== MATERIAL

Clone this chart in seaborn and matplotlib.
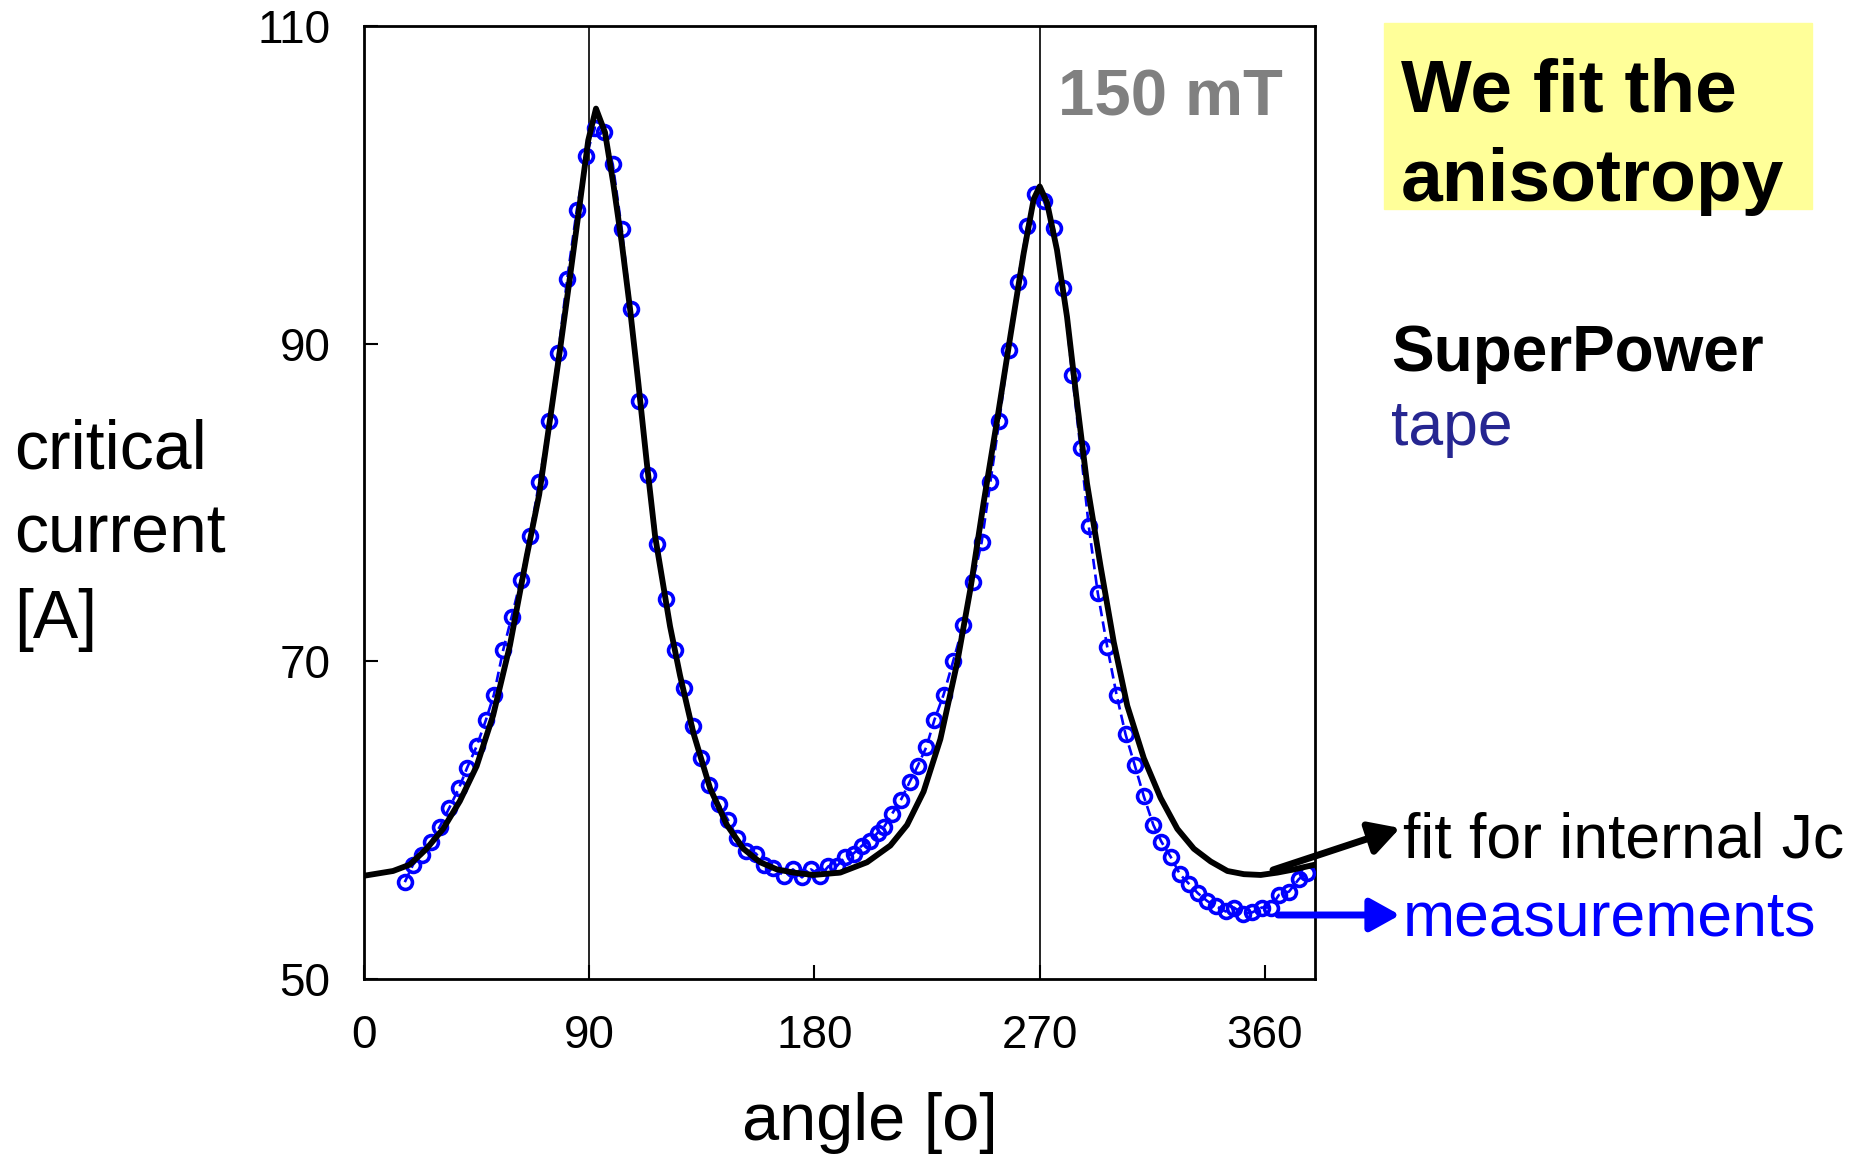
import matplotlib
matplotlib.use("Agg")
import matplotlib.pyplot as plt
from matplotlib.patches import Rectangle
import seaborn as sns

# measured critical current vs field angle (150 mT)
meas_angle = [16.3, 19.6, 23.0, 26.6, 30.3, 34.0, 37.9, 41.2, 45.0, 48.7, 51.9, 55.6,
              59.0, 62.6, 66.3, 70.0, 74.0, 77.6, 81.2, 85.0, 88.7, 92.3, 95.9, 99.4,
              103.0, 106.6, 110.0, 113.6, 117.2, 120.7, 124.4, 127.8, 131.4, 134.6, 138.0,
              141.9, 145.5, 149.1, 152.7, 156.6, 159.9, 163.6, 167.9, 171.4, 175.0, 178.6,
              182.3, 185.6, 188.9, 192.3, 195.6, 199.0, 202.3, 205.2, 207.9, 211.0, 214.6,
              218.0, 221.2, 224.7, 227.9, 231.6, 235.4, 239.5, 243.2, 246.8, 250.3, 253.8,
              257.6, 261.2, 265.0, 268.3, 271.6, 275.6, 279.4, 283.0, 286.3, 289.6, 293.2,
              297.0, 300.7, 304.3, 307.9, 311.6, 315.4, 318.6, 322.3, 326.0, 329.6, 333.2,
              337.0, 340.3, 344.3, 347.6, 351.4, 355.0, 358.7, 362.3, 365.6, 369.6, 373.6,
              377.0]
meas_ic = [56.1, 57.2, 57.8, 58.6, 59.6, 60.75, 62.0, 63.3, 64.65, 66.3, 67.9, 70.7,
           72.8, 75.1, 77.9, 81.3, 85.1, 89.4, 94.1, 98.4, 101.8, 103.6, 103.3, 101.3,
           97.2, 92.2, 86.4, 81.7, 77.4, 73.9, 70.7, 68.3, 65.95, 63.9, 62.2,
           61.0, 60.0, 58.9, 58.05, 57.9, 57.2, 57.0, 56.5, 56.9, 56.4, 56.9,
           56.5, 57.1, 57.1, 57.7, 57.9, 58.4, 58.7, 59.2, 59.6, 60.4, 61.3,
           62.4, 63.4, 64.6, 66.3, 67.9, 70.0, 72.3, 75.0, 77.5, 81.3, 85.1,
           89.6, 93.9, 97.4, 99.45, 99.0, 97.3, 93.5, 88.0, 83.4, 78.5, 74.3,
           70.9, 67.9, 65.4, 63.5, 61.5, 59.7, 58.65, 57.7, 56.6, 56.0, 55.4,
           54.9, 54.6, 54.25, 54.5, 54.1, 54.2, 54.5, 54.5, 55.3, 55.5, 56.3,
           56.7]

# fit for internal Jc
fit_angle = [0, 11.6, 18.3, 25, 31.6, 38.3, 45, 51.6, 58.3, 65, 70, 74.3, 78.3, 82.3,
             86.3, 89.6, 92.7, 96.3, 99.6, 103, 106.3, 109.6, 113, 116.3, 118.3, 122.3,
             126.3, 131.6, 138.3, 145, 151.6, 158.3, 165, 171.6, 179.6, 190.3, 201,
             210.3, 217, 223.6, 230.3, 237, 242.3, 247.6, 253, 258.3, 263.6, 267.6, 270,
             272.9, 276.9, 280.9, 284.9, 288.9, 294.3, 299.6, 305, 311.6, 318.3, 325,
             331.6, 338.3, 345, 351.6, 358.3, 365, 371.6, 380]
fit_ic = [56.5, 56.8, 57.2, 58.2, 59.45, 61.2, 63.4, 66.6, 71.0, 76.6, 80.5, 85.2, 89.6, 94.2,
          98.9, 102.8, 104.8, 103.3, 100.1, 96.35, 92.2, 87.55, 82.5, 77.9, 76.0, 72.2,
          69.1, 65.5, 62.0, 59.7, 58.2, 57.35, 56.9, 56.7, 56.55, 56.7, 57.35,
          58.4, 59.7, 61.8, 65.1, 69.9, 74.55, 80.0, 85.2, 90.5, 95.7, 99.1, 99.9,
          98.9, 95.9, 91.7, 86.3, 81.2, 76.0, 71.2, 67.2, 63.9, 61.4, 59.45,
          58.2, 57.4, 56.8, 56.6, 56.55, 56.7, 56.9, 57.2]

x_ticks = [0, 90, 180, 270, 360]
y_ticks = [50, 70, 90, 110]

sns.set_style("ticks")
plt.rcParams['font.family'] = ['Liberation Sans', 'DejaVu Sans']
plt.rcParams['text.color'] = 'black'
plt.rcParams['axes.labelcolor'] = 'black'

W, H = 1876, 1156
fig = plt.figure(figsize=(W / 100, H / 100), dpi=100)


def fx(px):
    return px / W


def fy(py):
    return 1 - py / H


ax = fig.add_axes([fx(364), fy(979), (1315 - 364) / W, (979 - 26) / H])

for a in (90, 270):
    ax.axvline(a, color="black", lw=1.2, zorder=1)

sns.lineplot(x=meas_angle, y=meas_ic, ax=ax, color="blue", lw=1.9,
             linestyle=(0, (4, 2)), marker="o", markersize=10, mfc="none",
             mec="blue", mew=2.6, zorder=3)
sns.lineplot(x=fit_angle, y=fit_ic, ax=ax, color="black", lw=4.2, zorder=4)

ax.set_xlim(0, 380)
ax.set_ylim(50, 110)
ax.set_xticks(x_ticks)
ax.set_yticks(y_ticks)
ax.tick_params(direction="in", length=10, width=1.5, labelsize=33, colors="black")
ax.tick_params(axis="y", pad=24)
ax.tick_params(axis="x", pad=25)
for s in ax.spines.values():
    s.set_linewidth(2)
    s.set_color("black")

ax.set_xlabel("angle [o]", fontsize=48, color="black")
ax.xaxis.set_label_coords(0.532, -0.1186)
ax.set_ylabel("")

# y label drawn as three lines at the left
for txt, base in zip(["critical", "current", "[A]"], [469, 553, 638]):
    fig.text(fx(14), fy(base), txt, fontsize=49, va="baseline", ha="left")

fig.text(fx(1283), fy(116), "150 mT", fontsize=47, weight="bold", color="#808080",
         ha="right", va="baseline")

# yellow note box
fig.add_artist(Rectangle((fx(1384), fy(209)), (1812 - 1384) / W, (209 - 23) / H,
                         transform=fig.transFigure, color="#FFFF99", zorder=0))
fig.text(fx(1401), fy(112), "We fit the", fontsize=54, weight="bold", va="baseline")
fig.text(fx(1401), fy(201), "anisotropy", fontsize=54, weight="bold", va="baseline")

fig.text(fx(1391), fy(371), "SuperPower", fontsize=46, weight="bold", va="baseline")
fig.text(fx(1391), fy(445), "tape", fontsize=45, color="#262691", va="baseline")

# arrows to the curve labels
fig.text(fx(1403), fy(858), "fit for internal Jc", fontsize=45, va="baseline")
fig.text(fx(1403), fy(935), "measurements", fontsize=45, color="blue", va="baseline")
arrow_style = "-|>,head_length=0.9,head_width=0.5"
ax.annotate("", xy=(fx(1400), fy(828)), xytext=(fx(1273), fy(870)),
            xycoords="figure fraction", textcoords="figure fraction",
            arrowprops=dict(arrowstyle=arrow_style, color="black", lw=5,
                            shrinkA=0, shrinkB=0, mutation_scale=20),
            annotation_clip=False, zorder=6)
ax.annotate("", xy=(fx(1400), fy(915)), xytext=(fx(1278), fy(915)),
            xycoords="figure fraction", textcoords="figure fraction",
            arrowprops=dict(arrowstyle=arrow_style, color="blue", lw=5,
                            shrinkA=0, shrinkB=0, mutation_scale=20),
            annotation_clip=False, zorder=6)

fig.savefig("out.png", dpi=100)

====

▶ _AIM_: Copy each line in full and exactly, omitting any picture.

▶ _SOLUTION_:
Clone this chart in seaborn and matplotlib.
import matplotlib
matplotlib.use("Agg")
import matplotlib.pyplot as plt
from matplotlib.patches import Rectangle
import seaborn as sns

# measured critical current vs field angle (150 mT)
meas_angle = [16.3, 19.6, 23.0, 26.6, 30.3, 34.0, 37.9, 41.2, 45.0, 48.7, 51.9, 55.6,
              59.0, 62.6, 66.3, 70.0, 74.0, 77.6, 81.2, 85.0, 88.7, 92.3, 95.9, 99.4,
              103.0, 106.6, 110.0, 113.6, 117.2, 120.7, 124.4, 127.8, 131.4, 134.6, 138.0,
              141.9, 145.5, 149.1, 152.7, 156.6, 159.9, 163.6, 167.9, 171.4, 175.0, 178.6,
              182.3, 185.6, 188.9, 192.3, 195.6, 199.0, 202.3, 205.2, 207.9, 211.0, 214.6,
              218.0, 221.2, 224.7, 227.9, 231.6, 235.4, 239.5, 243.2, 246.8, 250.3, 253.8,
              257.6, 261.2, 265.0, 268.3, 271.6, 275.6, 279.4, 283.0, 286.3, 289.6, 293.2,
              297.0, 300.7, 304.3, 307.9, 311.6, 315.4, 318.6, 322.3, 326.0, 329.6, 333.2,
              337.0, 340.3, 344.3, 347.6, 351.4, 355.0, 358.7, 362.3, 365.6, 369.6, 373.6,
              377.0]
meas_ic = [56.1, 57.2, 57.8, 58.6, 59.6, 60.75, 62.0, 63.3, 64.65, 66.3, 67.9, 70.7,
           72.8, 75.1, 77.9, 81.3, 85.1, 89.4, 94.1, 98.4, 101.8, 103.6, 103.3, 101.3,
           97.2, 92.2, 86.4, 81.7, 77.4, 73.9, 70.7, 68.3, 65.95, 63.9, 62.2,
           61.0, 60.0, 58.9, 58.05, 57.9, 57.2, 57.0, 56.5, 56.9, 56.4, 56.9,
           56.5, 57.1, 57.1, 57.7, 57.9, 58.4, 58.7, 59.2, 59.6, 60.4, 61.3,
           62.4, 63.4, 64.6, 66.3, 67.9, 70.0, 72.3, 75.0, 77.5, 81.3, 85.1,
           89.6, 93.9, 97.4, 99.45, 99.0, 97.3, 93.5, 88.0, 83.4, 78.5, 74.3,
           70.9, 67.9, 65.4, 63.5, 61.5, 59.7, 58.65, 57.7, 56.6, 56.0, 55.4,
           54.9, 54.6, 54.25, 54.5, 54.1, 54.2, 54.5, 54.5, 55.3, 55.5, 56.3,
           56.7]

# fit for internal Jc
fit_angle = [0, 11.6, 18.3, 25, 31.6, 38.3, 45, 51.6, 58.3, 65, 70, 74.3, 78.3, 82.3,
             86.3, 89.6, 92.7, 96.3, 99.6, 103, 106.3, 109.6, 113, 116.3, 118.3, 122.3,
             126.3, 131.6, 138.3, 145, 151.6, 158.3, 165, 171.6, 179.6, 190.3, 201,
             210.3, 217, 223.6, 230.3, 237, 242.3, 247.6, 253, 258.3, 263.6, 267.6, 270,
             272.9, 276.9, 280.9, 284.9, 288.9, 294.3, 299.6, 305, 311.6, 318.3, 325,
             331.6, 338.3, 345, 351.6, 358.3, 365, 371.6, 380]
fit_ic = [56.5, 56.8, 57.2, 58.2, 59.45, 61.2, 63.4, 66.6, 71.0, 76.6, 80.5, 85.2, 89.6, 94.2,
          98.9, 102.8, 104.8, 103.3, 100.1, 96.35, 92.2, 87.55, 82.5, 77.9, 76.0, 72.2,
          69.1, 65.5, 62.0, 59.7, 58.2, 57.35, 56.9, 56.7, 56.55, 56.7, 57.35,
          58.4, 59.7, 61.8, 65.1, 69.9, 74.55, 80.0, 85.2, 90.5, 95.7, 99.1, 99.9,
          98.9, 95.9, 91.7, 86.3, 81.2, 76.0, 71.2, 67.2, 63.9, 61.4, 59.45,
          58.2, 57.4, 56.8, 56.6, 56.55, 56.7, 56.9, 57.2]

x_ticks = [0, 90, 180, 270, 360]
y_ticks = [50, 70, 90, 110]

sns.set_style("ticks")
plt.rcParams['font.family'] = ['Liberation Sans', 'DejaVu Sans']
plt.rcParams['text.color'] = 'black'
plt.rcParams['axes.labelcolor'] = 'black'

W, H = 1876, 1156
fig = plt.figure(figsize=(W / 100, H / 100), dpi=100)


def fx(px):
    return px / W


def fy(py):
    return 1 - py / H


ax = fig.add_axes([fx(364), fy(979), (1315 - 364) / W, (979 - 26) / H])

for a in (90, 270):
    ax.axvline(a, color="black", lw=1.2, zorder=1)

sns.lineplot(x=meas_angle, y=meas_ic, ax=ax, color="blue", lw=1.9,
             linestyle=(0, (4, 2)), marker="o", markersize=10, mfc="none",
             mec="blue", mew=2.6, zorder=3)
sns.lineplot(x=fit_angle, y=fit_ic, ax=ax, color="black", lw=4.2, zorder=4)

ax.set_xlim(0, 380)
ax.set_ylim(50, 110)
ax.set_xticks(x_ticks)
ax.set_yticks(y_ticks)
ax.tick_params(direction="in", length=10, width=1.5, labelsize=33, colors="black")
ax.tick_params(axis="y", pad=24)
ax.tick_params(axis="x", pad=25)
for s in ax.spines.values():
    s.set_linewidth(2)
    s.set_color("black")

ax.set_xlabel("angle [o]", fontsize=48, color="black")
ax.xaxis.set_label_coords(0.532, -0.1186)
ax.set_ylabel("")

# y label drawn as three lines at the left
for txt, base in zip(["critical", "current", "[A]"], [469, 553, 638]):
    fig.text(fx(14), fy(base), txt, fontsize=49, va="baseline", ha="left")

fig.text(fx(1283), fy(116), "150 mT", fontsize=47, weight="bold", color="#808080",
         ha="right", va="baseline")

# yellow note box
fig.add_artist(Rectangle((fx(1384), fy(209)), (1812 - 1384) / W, (209 - 23) / H,
                         transform=fig.transFigure, color="#FFFF99", zorder=0))
fig.text(fx(1401), fy(112), "We fit the", fontsize=54, weight="bold", va="baseline")
fig.text(fx(1401), fy(201), "anisotropy", fontsize=54, weight="bold", va="baseline")

fig.text(fx(1391), fy(371), "SuperPower", fontsize=46, weight="bold", va="baseline")
fig.text(fx(1391), fy(445), "tape", fontsize=45, color="#262691", va="baseline")

# arrows to the curve labels
fig.text(fx(1403), fy(858), "fit for internal Jc", fontsize=45, va="baseline")
fig.text(fx(1403), fy(935), "measurements", fontsize=45, color="blue", va="baseline")
arrow_style = "-|>,head_length=0.9,head_width=0.5"
ax.annotate("", xy=(fx(1400), fy(828)), xytext=(fx(1273), fy(870)),
            xycoords="figure fraction", textcoords="figure fraction",
            arrowprops=dict(arrowstyle=arrow_style, color="black", lw=5,
                            shrinkA=0, shrinkB=0, mutation_scale=20),
            annotation_clip=False, zorder=6)
ax.annotate("", xy=(fx(1400), fy(915)), xytext=(fx(1278), fy(915)),
            xycoords="figure fraction", textcoords="figure fraction",
            arrowprops=dict(arrowstyle=arrow_style, color="blue", lw=5,
                            shrinkA=0, shrinkB=0, mutation_scale=20),
            annotation_clip=False, zorder=6)

fig.savefig("out.png", dpi=100)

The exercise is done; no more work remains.